- [Task material]
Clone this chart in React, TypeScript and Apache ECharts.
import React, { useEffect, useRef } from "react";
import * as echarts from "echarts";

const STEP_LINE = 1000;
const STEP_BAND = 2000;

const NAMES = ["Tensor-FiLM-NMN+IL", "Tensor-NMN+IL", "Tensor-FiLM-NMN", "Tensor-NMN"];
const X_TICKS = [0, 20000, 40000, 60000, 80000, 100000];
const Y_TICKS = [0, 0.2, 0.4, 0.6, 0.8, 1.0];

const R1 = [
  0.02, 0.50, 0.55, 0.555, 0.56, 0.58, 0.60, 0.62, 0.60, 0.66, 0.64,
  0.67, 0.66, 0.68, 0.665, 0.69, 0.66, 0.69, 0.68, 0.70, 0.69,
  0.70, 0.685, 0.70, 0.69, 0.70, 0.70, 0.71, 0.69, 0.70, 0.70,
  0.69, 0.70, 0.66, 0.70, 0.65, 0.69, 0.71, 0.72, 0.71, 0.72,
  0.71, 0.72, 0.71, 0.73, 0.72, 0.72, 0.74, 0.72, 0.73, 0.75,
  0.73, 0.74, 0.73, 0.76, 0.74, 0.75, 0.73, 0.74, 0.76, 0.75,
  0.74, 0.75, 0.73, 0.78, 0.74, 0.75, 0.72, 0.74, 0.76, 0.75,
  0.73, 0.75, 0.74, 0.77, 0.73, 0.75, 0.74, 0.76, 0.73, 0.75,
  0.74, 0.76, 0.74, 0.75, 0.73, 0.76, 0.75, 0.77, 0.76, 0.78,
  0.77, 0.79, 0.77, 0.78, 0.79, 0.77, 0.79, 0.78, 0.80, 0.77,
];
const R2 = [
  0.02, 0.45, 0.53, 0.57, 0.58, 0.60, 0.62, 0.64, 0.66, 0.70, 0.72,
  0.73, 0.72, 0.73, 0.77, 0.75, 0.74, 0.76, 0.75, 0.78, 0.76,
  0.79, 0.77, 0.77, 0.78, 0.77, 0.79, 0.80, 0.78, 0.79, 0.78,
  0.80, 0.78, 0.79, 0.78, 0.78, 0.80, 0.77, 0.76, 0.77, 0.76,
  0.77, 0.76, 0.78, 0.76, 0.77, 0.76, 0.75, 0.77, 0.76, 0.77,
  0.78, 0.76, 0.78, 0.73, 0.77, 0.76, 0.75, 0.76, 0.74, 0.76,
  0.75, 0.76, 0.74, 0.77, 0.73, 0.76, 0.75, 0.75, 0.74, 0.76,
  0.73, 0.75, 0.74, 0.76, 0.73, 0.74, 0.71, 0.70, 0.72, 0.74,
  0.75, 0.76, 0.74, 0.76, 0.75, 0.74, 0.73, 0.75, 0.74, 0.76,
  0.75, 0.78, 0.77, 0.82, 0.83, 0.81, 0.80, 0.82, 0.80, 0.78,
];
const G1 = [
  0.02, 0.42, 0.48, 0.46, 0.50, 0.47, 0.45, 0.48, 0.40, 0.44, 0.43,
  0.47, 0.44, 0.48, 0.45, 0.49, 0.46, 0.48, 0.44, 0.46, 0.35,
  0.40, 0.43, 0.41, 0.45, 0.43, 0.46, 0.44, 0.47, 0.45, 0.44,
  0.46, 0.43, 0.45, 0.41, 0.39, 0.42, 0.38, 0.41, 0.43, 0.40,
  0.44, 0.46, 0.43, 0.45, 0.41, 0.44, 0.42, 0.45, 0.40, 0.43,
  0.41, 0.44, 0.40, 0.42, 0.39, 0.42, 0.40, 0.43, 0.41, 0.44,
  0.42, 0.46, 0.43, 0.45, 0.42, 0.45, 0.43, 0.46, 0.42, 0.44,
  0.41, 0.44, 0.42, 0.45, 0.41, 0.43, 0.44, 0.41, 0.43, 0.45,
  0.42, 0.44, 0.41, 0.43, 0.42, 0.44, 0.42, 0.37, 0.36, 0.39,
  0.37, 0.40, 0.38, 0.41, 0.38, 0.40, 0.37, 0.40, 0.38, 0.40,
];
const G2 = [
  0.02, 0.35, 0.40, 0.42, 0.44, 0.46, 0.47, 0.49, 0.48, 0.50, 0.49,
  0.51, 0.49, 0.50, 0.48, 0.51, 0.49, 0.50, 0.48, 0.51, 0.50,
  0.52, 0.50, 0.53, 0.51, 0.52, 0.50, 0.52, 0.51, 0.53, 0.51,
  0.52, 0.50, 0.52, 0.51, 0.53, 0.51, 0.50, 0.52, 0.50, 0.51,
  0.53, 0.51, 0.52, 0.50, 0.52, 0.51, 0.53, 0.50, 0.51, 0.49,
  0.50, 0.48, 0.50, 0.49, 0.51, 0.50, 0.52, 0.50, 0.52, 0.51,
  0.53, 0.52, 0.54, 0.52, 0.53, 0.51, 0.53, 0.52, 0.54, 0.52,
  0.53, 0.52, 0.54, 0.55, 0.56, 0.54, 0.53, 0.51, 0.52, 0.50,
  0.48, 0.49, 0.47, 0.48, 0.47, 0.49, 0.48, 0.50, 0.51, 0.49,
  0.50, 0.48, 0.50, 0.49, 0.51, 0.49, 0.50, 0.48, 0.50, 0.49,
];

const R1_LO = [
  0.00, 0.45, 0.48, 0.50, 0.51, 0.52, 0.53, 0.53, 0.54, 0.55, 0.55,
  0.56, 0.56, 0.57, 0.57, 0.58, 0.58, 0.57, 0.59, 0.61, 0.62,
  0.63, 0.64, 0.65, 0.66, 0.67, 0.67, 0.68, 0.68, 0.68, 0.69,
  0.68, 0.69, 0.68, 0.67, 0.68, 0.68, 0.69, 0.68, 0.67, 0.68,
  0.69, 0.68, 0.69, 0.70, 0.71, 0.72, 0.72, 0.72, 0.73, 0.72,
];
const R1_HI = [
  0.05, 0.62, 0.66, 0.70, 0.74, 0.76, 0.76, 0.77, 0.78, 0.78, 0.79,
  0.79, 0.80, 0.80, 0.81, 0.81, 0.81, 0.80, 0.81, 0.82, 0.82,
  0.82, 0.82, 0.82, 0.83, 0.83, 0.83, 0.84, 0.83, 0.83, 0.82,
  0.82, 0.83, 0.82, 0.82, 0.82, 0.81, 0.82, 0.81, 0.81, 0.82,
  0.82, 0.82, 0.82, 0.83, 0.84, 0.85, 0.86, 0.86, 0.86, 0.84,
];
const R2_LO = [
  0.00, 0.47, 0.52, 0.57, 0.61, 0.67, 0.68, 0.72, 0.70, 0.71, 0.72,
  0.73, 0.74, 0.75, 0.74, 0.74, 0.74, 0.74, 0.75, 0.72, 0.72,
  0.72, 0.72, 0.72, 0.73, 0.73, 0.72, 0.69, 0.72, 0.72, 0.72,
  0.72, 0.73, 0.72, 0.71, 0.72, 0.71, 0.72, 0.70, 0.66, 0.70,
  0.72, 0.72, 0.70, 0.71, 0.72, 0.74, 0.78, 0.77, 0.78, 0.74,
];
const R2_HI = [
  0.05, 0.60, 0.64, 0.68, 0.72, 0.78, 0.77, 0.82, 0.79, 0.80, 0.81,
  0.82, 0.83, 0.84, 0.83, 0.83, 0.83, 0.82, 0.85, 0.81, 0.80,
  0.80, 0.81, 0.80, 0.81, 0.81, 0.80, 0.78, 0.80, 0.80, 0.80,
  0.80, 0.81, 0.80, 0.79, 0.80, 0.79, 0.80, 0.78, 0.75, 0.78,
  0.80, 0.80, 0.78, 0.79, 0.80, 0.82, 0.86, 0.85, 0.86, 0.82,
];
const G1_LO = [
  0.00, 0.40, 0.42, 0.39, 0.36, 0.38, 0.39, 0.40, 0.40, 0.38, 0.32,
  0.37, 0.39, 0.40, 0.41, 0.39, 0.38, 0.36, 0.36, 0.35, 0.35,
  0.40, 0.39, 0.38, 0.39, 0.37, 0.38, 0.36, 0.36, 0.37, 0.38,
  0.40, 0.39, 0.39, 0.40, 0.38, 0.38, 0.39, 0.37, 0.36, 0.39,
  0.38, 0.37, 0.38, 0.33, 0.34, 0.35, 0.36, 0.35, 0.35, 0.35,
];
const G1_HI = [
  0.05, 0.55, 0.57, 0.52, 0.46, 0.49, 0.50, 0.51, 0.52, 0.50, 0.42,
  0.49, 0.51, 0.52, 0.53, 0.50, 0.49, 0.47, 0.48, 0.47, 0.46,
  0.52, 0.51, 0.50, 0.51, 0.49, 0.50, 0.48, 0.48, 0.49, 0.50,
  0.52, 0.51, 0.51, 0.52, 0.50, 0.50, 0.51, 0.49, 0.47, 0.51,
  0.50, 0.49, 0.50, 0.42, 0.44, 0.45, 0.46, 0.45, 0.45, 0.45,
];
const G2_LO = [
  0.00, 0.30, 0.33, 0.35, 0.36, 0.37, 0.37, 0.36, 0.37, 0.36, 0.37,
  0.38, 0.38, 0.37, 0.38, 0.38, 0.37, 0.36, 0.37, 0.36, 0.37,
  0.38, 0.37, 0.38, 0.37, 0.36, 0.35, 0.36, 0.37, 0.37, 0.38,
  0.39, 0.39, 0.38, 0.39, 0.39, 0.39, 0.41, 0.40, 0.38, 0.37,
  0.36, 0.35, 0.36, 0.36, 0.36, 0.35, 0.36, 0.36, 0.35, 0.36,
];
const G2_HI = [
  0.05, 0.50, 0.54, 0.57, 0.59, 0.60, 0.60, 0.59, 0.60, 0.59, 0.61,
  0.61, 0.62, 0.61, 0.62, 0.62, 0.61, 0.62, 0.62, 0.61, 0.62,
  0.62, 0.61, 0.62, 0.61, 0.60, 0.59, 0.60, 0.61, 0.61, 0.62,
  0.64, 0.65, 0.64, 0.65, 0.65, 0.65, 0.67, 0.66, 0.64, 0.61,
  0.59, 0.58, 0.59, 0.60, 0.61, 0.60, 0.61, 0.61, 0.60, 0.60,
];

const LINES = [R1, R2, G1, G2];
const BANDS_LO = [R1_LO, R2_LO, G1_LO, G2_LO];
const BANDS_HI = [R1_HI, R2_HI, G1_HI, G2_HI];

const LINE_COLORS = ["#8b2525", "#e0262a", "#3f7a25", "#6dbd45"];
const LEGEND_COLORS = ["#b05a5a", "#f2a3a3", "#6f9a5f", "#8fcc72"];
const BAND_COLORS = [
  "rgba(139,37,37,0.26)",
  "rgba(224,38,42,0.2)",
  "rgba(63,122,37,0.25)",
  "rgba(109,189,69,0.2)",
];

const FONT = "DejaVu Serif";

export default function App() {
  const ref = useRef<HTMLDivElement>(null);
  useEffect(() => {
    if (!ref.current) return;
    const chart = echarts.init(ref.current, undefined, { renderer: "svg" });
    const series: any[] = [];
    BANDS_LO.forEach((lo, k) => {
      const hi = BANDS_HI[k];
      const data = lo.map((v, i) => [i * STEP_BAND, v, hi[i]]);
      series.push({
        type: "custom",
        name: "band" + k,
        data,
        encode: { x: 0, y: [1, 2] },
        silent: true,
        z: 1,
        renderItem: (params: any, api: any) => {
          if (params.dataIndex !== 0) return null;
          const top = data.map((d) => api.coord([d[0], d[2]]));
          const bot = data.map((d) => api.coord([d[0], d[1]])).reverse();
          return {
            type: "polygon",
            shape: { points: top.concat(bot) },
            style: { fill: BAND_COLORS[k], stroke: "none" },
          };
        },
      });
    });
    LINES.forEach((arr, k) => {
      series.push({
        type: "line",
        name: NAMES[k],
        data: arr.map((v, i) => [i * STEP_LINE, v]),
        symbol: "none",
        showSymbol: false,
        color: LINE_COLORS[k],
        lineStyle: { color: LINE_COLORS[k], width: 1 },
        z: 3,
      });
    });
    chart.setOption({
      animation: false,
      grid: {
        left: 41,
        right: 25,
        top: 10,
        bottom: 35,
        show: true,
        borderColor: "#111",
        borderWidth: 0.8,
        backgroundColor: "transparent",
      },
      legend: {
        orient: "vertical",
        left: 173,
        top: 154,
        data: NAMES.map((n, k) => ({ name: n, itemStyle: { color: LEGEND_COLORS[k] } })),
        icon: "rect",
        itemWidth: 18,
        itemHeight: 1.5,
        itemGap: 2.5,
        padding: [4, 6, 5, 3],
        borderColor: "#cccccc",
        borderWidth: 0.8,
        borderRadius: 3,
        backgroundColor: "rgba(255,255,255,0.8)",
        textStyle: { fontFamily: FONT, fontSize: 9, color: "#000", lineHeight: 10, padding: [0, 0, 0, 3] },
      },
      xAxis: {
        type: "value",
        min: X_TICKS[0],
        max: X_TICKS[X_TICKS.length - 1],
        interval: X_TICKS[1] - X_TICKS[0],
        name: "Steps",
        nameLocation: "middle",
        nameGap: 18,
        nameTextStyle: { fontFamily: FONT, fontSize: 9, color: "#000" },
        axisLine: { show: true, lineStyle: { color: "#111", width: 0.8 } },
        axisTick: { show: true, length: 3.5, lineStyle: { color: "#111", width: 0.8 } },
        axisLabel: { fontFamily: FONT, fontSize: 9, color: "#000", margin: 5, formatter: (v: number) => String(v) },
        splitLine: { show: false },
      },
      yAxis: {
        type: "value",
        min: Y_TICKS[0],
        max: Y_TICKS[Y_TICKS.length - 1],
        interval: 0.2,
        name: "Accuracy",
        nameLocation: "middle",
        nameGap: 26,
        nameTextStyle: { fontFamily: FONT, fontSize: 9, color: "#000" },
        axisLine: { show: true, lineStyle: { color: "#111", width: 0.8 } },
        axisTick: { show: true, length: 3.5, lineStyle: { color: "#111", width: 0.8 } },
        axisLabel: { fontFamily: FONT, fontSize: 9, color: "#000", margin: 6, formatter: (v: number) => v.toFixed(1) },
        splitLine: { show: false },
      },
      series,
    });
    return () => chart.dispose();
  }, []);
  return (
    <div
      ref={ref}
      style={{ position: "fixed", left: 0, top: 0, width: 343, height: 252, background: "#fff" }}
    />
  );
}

==

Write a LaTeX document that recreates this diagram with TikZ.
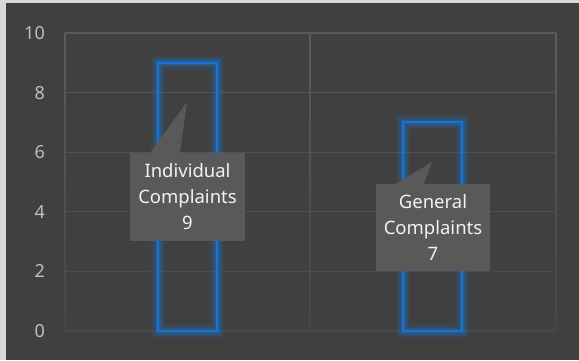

==

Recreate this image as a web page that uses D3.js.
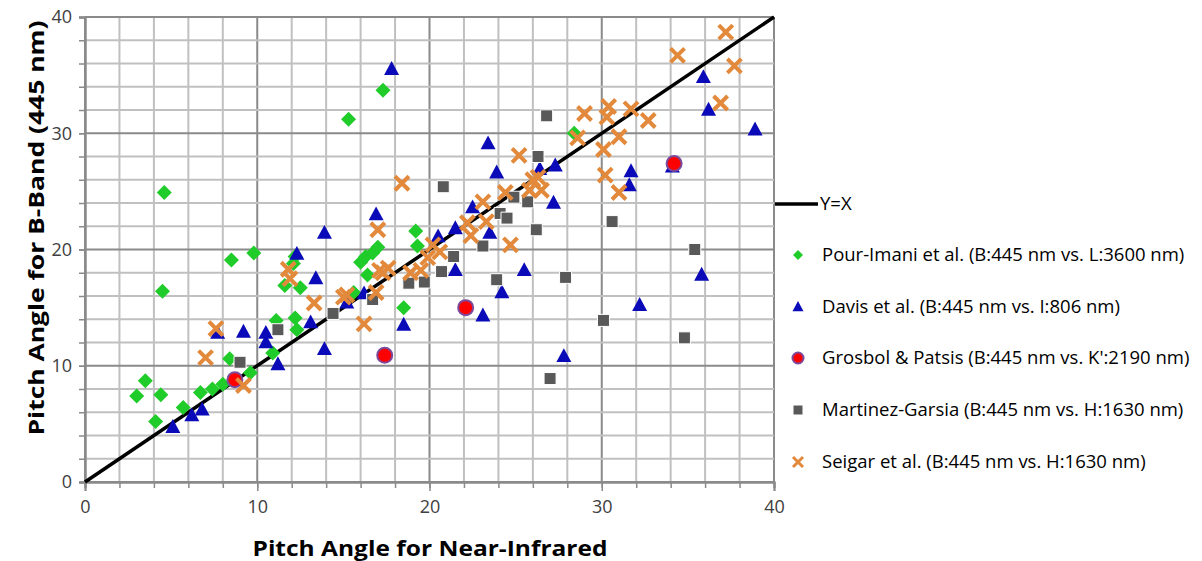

- [Goal] Give back exactly the stretch that opens on the line with "Clone this chart" and closes on the line with "const Y_TICKS = [0, 0.2, 0.4, 0.6, 0.8, 1.0];".

- [Reply to the exercise]
Clone this chart in React, TypeScript and Apache ECharts.
import React, { useEffect, useRef } from "react";
import * as echarts from "echarts";

const STEP_LINE = 1000;
const STEP_BAND = 2000;

const NAMES = ["Tensor-FiLM-NMN+IL", "Tensor-NMN+IL", "Tensor-FiLM-NMN", "Tensor-NMN"];
const X_TICKS = [0, 20000, 40000, 60000, 80000, 100000];
const Y_TICKS = [0, 0.2, 0.4, 0.6, 0.8, 1.0];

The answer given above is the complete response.